When Forster and McLennan decided to formed the second incarnation of The Go-Betweens, Pickvance was asked by McLennan to join the band as bass player and played on The Friends of Rachel Worth, released in 2000. Thompson joined on drums for Bright Yellow, Bright Orange and the band toured the world. The band’s final album, Oceans Apart, was a five-star classic that won the ARIA Award for best adult contemporary album.
After Grant McLennan’s death in 2006, Adele played on Forster’s album The Evangelist, which contained the last songs McLennan had written. It marked the end of a era that taught Adele so much about music, and the creative life.

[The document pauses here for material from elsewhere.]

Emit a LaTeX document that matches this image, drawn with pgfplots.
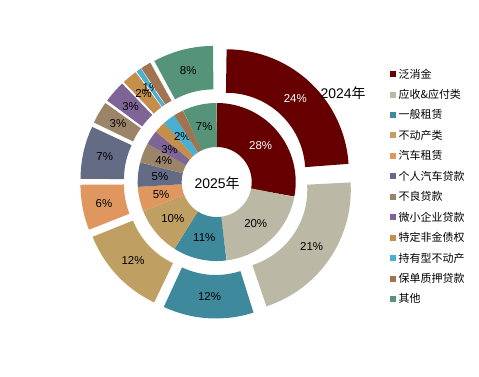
\documentclass[border=0pt]{standalone}
\usepackage{pgfplots}
\pgfplotsset{compat=1.18}
\usepackage{fontspec}
\setmainfont{Liberation Sans}
\newfontfamily\cjk{Noto Sans CJK SC}
\definecolor{c1}{RGB}{102,0,0}
\definecolor{c2}{RGB}{187,184,166}
\definecolor{c3}{RGB}{62,138,156}
\definecolor{c4}{RGB}{192,160,98}
\definecolor{c5}{RGB}{224,151,95}
\definecolor{c6}{RGB}{99,107,133}
\definecolor{c7}{RGB}{156,132,105}
\definecolor{c8}{RGB}{127,101,151}
\definecolor{c9}{RGB}{195,143,74}
\definecolor{c10}{RGB}{75,175,209}
\definecolor{c11}{RGB}{160,116,80}
\definecolor{c12}{RGB}{85,148,121}
\newcommand\lab{\fontsize{11.5}{13}\selectfont}
\newcommand\legf{\cjk\fontsize{11}{13}\selectfont}
\newcommand\yearf{\fontsize{14}{16}\selectfont}
\def\cum{0}
% #1 value (%), #2 mid radius, #3 ring width, #4 explosion, #5 colour, #6 label, #7 label colour, #8 extra options
\newcommand\seg[8]{%
  \pgfmathsetmacro\aS{\cum*3.6}%
  \pgfmathsetmacro\aE{(\cum+#1)*3.6}%
  \pgfmathsetmacro\aM{(\cum+#1/2)*3.6}%
  \pgfmathsetmacro\ox{#4*sin(\aM)}%
  \pgfmathsetmacro\oy{#4*cos(\aM)}%
  \pgfmathsetmacro\lx{\ox+#2*sin(\aM)}%
  \pgfmathsetmacro\ly{\oy+#2*cos(\aM)}%
  \edef\doplot{\noexpand\addplot[color=#5,line width=#3bp,line cap=butt,domain=\aS:\aE,samples=60,#8]({\ox+#2*sin(x)},{\oy+#2*cos(x)});}%
  \doplot
  \edef\donode{\noexpand\node[font=\noexpand\lab,text=#7] at (axis cs:\lx,\ly)}%
  \donode{#6};%
  \pgfmathsetmacro\cumnew{\cum+#1}%
  \global\let\cum\cumnew
}
\begin{document}
\begin{tikzpicture}
\begin{axis}[
  x=1bp, y=1bp,
  xmin=-216.7, xmax=262.3, ymin=-194, ymax=182,
  hide axis, clip=false,
  legend image code/.code={\fill[#1, line width=0pt] (0bp,-2.5bp) rectangle (5bp,2.5bp);},
  legend cell align=left,
  legend style={draw=none, fill=none, at={(axis cs:173.3,114)}, anchor=north west,
    font=\legf, inner sep=0pt, row sep=8.7bp, nodes={inner sep=0.5bp},
    /tikz/every odd column/.append style={column sep=3bp}},
]
\path (axis cs:-216.7,-194) rectangle (axis cs:262.3,182);
% 2024 (outer ring, exploded)
\gdef\cum{0}
\seg{24}{100.75}{43.5}{14}{c1}{24\%}{white}{}
\seg{21}{100.75}{43.5}{14}{c2}{21\%}{black}{}
\seg{12}{100.75}{43.5}{14}{c3}{12\%}{black}{}
\seg{12}{100.75}{43.5}{14}{c4}{12\%}{black}{}
\seg{6}{100.75}{43.5}{14}{c5}{6\%}{black}{}
\seg{7}{100.75}{43.5}{14}{c6}{7\%}{black}{}
\seg{3}{100.75}{43.5}{14}{c7}{3\%}{black}{}
\seg{3}{100.75}{43.5}{14}{c8}{3\%}{black}{}
\seg{2}{100.75}{43.5}{14}{c9}{2\%}{black}{}
\seg{0.6}{100.75}{43.5}{14}{c10}{1\%}{black}{}
\seg{1.4}{100.75}{43.5}{14}{c11}{}{black}{}
\seg{8}{100.75}{43.5}{14}{c12}{8\%}{black}{}
% 2025 (inner ring)
\gdef\cum{0}
\seg{28}{57}{44}{0}{c1}{28\%}{white}{forget plot}
\seg{20}{57}{44}{0}{c2}{20\%}{black}{forget plot}
\seg{11}{57}{44}{0}{c3}{11\%}{black}{forget plot}
\seg{10}{57}{44}{0}{c4}{10\%}{black}{forget plot}
\seg{5}{57}{44}{0}{c5}{5\%}{black}{forget plot}
\seg{5}{57}{44}{0}{c6}{5\%}{black}{forget plot}
\seg{4}{57}{44}{0}{c7}{4\%}{black}{forget plot}
\seg{3}{57}{44}{0}{c8}{3\%}{black}{forget plot}
\seg{2.4}{57}{44}{0}{c9}{}{black}{forget plot}
\seg{2.6}{57}{44}{0}{c10}{2\%}{black}{forget plot}
\seg{2}{57}{44}{0}{c11}{}{black}{forget plot}
\seg{7}{57}{44}{0}{c12}{7\%}{black}{forget plot}
\node[font=\yearf] at (axis cs:0.3,-1) {2025{\cjk 年}};
\node[font=\yearf] at (axis cs:126.3,88.7) {2024{\cjk 年}};
\legend{泛消金,应收\&应付类,一般租赁,不动产类,汽车租赁,个人汽车贷款,不良贷款,微小企业贷款,特定非金债权,持有型不动产,保单质押贷款,其他}
\end{axis}
\end{tikzpicture}
\end{document}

Adele has also worked with artists including Clare Moore, Billy Miller of The Ferrets and Scott Spark, Ranger and The Mumps.
In 2012, while Adele was living in Sydney, Adele and Glenn released the album Carrington Street, a self produced album picked up by the German label Glitterhouse Records, reviewed glowingly in Europe and at home.
In 2016 she released her first solo collection, the My White Rabbit EP, songs recorded in her home studio in Marrickville.
Back in Brisbane,in 2018 Adele formed Adele and the Chandeliers, a 3 piece post punk band, with little bit of pop, with guitarist Scott Mercer and drummer Ash Shanahan.
The band’s debut song, German on My Mind, was released in November 2019.
“I learnt so much from all the great people I’ve worked with, right back to the trio, Warm Nights, with Glenn and Robert,” Adele says. “When I look back in my diary, we were rehearsing two or three times a week, working on a songs for hours,, really nailing the groove and flow".
“After all these years of playing, this is the first time I’ve had to be a leader, organise the practice, book the studio, look for the shows, present the songs to the band, be the person up front singing the songs. It’s something I’ve had to learn but when you find the right people to play with, everything else seems to flow.”